As a museum in the 21st century, AMFA is continually striving to inspire and expand our community by providing opportunities to engage with art in new ways, learn and connect with others in a fun and enriching setting. By working to advance other arts organizations and businesses in our region, we are more effective at building community and amplifying our collective impact. Throughout the construction of the new AMFA, more than 50 Arkansas companies  contributed their expertise, and nearly 90% of the suppliers and subcontractors are based in Arkansas — all of which feeds the local economy. It is just one example of how the museum has created a direct economic impact.  

Indirectly, we strive to create a ripple effect of revitalization for downtown Little Rock, which has many great arts organizations and local businesses to support. 

We have several exciting announcements coming soon, including the launch of cultural partners-in-residence, a volunteer-based docent program and sponsorship opportunities. We are also launching a corporate partnership program that connects an influential network of national corporations, regional companies and local businesses that support the museum’s general operations through annual giving. AMFA also offers sponsorship opportunities for specific arts programs that meet the objectives for community impact shared by local organizations.

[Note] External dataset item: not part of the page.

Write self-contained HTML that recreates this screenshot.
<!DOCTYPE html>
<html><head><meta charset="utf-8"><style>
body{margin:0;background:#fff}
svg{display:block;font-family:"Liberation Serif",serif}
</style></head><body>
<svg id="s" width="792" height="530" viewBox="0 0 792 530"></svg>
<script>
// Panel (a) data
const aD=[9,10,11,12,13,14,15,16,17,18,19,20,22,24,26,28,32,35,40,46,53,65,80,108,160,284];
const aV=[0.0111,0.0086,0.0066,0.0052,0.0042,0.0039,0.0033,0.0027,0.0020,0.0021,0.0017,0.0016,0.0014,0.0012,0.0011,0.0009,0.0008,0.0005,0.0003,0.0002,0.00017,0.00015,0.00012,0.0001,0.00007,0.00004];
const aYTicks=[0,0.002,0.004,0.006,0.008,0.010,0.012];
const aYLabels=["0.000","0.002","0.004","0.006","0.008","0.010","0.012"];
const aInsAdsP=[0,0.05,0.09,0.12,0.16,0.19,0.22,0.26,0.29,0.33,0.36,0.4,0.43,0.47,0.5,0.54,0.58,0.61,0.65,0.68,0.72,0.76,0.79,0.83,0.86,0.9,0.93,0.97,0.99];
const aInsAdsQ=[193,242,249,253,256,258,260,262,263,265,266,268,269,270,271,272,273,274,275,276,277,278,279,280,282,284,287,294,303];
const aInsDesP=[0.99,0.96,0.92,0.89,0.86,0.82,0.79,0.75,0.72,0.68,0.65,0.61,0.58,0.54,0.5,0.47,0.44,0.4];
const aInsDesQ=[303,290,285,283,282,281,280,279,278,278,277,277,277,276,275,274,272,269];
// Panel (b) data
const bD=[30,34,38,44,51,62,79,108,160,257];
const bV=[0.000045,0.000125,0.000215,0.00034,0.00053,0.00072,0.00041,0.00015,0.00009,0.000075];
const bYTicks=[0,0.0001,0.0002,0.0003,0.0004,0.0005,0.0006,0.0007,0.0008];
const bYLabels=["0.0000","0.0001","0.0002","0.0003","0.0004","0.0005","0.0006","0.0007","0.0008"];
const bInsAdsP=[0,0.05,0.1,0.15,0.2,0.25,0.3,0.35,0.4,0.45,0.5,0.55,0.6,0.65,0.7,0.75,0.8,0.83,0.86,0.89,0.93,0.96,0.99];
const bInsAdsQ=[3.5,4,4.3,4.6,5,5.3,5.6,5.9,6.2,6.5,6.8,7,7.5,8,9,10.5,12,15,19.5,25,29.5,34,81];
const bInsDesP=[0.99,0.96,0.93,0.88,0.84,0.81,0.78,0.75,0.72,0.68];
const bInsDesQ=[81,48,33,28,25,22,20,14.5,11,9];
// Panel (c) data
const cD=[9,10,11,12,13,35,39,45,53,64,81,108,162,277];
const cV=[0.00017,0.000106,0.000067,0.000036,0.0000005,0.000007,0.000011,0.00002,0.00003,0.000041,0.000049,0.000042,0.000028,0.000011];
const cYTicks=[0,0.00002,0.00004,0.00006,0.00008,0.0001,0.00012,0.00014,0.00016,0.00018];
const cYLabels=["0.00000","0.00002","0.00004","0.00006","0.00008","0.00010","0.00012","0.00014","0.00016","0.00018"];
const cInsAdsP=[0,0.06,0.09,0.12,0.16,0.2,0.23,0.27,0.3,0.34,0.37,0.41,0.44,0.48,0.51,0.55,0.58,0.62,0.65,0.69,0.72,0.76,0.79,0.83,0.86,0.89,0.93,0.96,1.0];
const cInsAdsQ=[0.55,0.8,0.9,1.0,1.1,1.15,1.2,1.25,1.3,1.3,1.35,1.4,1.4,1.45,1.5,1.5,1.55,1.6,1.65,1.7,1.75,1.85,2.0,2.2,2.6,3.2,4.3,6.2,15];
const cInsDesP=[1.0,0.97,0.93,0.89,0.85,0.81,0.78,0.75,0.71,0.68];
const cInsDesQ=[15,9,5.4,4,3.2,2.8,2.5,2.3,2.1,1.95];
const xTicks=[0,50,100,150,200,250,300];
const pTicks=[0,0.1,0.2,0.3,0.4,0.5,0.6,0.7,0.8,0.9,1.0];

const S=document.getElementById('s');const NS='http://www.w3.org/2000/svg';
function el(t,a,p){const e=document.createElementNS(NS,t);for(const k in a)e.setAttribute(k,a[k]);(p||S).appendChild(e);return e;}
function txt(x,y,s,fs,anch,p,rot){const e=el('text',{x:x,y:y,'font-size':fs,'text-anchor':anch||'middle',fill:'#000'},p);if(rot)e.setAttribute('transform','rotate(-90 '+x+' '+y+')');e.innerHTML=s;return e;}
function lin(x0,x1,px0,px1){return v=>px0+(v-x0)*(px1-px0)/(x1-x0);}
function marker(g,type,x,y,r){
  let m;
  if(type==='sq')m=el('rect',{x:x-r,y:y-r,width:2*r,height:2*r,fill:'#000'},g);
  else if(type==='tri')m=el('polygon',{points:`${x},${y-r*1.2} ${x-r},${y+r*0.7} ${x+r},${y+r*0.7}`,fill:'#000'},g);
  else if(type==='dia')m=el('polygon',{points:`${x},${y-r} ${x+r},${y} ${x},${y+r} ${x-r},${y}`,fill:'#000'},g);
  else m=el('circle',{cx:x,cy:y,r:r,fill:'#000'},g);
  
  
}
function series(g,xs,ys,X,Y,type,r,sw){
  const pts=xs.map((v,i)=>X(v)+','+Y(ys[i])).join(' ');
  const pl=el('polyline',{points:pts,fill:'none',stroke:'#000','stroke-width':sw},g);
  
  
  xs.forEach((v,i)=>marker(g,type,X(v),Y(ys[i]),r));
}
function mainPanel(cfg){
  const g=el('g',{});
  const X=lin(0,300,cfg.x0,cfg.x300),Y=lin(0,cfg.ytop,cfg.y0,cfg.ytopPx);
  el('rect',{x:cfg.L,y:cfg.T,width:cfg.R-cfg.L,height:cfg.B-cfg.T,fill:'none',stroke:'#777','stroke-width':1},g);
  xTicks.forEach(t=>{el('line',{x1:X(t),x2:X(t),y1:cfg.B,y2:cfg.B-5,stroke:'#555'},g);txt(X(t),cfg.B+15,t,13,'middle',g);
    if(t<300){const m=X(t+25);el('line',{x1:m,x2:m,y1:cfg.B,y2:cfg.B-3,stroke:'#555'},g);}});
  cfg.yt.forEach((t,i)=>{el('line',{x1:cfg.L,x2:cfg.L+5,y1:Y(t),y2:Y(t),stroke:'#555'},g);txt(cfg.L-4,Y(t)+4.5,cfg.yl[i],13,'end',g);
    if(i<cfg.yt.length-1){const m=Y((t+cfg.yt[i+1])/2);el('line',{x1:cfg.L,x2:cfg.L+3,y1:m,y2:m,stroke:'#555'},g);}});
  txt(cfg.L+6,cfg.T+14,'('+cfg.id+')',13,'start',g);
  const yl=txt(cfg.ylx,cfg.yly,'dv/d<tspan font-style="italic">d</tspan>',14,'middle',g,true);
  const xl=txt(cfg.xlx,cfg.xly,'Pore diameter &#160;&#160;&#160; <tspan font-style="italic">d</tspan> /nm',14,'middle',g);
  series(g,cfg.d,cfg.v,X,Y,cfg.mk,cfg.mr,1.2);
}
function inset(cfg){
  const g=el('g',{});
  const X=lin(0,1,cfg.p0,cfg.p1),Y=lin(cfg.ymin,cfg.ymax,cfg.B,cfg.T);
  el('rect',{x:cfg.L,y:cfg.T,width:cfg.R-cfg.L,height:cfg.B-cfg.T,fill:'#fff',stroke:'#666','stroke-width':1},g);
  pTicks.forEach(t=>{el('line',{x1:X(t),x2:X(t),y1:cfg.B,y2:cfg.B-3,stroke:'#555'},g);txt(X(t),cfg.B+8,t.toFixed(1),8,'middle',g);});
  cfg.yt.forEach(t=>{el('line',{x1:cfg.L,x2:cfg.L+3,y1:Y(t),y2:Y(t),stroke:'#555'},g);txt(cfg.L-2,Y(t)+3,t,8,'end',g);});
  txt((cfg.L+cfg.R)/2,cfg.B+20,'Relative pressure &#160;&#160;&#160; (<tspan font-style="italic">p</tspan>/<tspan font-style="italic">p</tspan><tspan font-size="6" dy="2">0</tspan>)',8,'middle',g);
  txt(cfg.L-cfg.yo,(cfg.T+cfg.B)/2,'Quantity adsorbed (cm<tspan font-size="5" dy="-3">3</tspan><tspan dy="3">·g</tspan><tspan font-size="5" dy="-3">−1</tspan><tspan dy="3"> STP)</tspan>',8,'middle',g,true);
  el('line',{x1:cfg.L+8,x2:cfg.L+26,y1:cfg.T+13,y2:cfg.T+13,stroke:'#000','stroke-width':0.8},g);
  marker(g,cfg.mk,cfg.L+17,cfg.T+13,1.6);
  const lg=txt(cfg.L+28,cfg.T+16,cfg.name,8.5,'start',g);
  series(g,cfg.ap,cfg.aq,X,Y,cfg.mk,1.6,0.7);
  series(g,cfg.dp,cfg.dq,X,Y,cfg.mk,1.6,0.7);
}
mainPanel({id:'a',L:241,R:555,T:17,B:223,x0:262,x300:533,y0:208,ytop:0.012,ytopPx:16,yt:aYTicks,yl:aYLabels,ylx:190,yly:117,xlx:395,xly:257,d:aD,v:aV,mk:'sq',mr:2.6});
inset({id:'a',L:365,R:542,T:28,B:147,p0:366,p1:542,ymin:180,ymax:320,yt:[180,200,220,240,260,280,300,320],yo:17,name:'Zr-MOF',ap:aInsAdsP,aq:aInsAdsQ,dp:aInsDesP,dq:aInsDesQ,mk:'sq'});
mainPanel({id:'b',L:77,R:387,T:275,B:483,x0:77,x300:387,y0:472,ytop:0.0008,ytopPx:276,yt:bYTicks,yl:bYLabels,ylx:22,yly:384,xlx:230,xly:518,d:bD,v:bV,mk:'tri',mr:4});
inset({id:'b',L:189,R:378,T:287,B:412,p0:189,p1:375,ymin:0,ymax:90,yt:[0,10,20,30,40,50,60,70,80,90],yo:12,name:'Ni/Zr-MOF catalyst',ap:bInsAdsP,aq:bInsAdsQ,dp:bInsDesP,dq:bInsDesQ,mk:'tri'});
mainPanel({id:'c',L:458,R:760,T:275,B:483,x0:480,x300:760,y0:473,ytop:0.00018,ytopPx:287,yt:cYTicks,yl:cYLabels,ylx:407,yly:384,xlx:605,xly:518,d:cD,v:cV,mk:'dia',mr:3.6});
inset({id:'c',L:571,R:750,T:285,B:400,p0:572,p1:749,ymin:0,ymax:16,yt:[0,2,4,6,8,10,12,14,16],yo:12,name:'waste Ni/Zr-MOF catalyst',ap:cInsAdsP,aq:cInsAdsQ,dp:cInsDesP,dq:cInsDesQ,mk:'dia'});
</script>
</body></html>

The new AMFA will be a vibrant space where Arkansans can come to feel inspired, learn, socialize, relax, dine — not to mention support artisans by shopping in the museum store. The courtyard and park entrances of the newly redesigned 133,000-SF building connect light-filled architectural spaces to the 11 acres of landscaped grounds, 2,200 linear feet of new walking paths and MacArthur Park. Previously, the museum comprised eight disparate additions spanning 92,000 SF, and the grounds covered 2.2 acres. 

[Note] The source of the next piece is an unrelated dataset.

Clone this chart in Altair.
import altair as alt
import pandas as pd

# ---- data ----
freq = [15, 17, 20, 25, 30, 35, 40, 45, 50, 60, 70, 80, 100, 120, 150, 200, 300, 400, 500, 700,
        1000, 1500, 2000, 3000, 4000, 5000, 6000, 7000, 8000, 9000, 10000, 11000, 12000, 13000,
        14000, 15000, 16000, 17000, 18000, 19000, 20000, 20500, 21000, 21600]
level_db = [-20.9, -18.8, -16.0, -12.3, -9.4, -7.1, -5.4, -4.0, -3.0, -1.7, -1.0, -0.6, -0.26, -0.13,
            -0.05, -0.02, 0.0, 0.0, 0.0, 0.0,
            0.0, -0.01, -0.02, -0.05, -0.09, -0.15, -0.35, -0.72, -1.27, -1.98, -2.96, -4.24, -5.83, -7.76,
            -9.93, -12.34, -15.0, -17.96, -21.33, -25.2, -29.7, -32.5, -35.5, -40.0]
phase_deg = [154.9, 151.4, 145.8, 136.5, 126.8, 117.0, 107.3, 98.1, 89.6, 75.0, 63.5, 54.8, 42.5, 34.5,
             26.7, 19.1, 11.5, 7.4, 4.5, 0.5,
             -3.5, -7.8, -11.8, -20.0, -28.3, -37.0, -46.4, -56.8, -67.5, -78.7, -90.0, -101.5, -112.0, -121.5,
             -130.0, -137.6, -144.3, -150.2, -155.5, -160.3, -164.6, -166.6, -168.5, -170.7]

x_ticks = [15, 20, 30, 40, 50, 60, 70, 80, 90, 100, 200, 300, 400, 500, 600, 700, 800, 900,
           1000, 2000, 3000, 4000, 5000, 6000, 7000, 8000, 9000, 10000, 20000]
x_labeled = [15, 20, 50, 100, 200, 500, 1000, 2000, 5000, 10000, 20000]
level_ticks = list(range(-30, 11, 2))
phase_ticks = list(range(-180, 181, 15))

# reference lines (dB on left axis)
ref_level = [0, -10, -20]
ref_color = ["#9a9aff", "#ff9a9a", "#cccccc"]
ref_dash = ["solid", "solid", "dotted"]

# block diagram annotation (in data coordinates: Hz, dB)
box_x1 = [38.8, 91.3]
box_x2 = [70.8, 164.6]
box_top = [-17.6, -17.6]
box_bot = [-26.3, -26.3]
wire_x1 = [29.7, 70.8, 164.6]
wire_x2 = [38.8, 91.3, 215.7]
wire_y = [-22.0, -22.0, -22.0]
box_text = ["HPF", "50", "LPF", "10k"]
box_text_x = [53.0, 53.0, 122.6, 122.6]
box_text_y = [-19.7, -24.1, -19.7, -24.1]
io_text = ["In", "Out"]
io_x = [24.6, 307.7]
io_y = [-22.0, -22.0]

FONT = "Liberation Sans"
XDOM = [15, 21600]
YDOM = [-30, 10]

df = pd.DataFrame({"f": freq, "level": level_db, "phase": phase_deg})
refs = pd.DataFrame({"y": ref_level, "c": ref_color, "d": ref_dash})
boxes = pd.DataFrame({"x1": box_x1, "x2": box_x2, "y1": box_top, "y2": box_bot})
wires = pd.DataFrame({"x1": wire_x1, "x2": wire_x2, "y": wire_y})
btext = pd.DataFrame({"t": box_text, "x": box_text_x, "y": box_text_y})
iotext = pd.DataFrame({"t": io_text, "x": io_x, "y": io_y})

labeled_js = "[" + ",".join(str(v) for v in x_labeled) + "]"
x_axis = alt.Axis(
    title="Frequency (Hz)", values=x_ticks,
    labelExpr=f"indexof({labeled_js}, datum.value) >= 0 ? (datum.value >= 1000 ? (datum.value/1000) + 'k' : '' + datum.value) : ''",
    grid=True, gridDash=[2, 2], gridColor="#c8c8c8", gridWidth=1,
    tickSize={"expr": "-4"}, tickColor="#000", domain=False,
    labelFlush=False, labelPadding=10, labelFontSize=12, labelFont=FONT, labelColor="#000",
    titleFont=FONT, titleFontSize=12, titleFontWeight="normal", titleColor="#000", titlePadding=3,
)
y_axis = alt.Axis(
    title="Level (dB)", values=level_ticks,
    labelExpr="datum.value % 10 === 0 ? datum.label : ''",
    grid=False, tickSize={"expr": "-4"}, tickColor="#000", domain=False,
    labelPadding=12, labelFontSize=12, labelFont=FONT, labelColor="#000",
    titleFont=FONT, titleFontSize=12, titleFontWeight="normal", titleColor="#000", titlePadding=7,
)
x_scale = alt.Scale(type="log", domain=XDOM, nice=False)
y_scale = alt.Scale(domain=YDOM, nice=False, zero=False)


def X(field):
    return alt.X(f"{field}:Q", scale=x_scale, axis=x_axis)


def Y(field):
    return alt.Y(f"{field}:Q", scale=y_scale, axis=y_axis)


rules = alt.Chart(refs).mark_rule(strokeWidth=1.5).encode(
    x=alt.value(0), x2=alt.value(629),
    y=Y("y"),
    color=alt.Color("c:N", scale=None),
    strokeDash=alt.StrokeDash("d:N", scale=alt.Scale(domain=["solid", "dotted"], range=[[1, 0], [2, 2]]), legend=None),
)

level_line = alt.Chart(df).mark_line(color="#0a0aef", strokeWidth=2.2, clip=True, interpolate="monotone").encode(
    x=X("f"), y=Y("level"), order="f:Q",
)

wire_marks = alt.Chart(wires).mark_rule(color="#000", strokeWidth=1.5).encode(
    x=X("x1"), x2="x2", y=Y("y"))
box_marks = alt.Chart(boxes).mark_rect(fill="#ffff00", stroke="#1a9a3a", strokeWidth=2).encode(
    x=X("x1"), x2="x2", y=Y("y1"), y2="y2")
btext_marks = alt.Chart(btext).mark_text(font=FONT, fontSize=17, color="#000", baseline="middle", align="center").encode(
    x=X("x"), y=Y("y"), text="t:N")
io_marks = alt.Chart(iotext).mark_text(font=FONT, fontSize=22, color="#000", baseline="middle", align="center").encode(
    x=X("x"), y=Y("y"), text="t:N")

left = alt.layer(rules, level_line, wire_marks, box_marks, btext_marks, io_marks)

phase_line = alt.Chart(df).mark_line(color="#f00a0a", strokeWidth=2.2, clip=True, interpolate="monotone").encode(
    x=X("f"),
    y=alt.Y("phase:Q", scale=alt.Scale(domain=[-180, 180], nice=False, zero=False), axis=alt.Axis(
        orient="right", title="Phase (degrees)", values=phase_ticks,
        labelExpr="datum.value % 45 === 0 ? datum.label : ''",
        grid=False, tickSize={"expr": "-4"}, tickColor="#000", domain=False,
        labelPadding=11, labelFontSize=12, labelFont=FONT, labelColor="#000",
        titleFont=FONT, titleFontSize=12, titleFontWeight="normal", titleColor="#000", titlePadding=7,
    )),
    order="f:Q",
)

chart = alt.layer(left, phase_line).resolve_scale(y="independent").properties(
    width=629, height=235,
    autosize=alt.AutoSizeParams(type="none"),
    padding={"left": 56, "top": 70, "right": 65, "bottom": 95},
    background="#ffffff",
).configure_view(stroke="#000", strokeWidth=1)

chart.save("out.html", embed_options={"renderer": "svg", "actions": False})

The newly unified architecture speaks to the idea of creating community, which is inherent to the style of the architect, Jeanne Gang. Studio Gang’s sustainable, open redesign emphasizes the connections between AMFA’s 20,000-SF galleries, art school, performing arts theater, lecture hall, museum store, a full-service restaurant with indoor and outdoor dining options, and the Cultural Living Room — the signature community space where visitors can socialize with a coffee or cocktail and enjoy the panoramic view.  

We can’t wait to welcome everyone to the new museum, where admission is always free, and are honored to be a part of this new chapter in the region’s cultural and economic prosperity. 


Victoria Ramirez is the executive director of the Arkansas Museum of Fine Arts.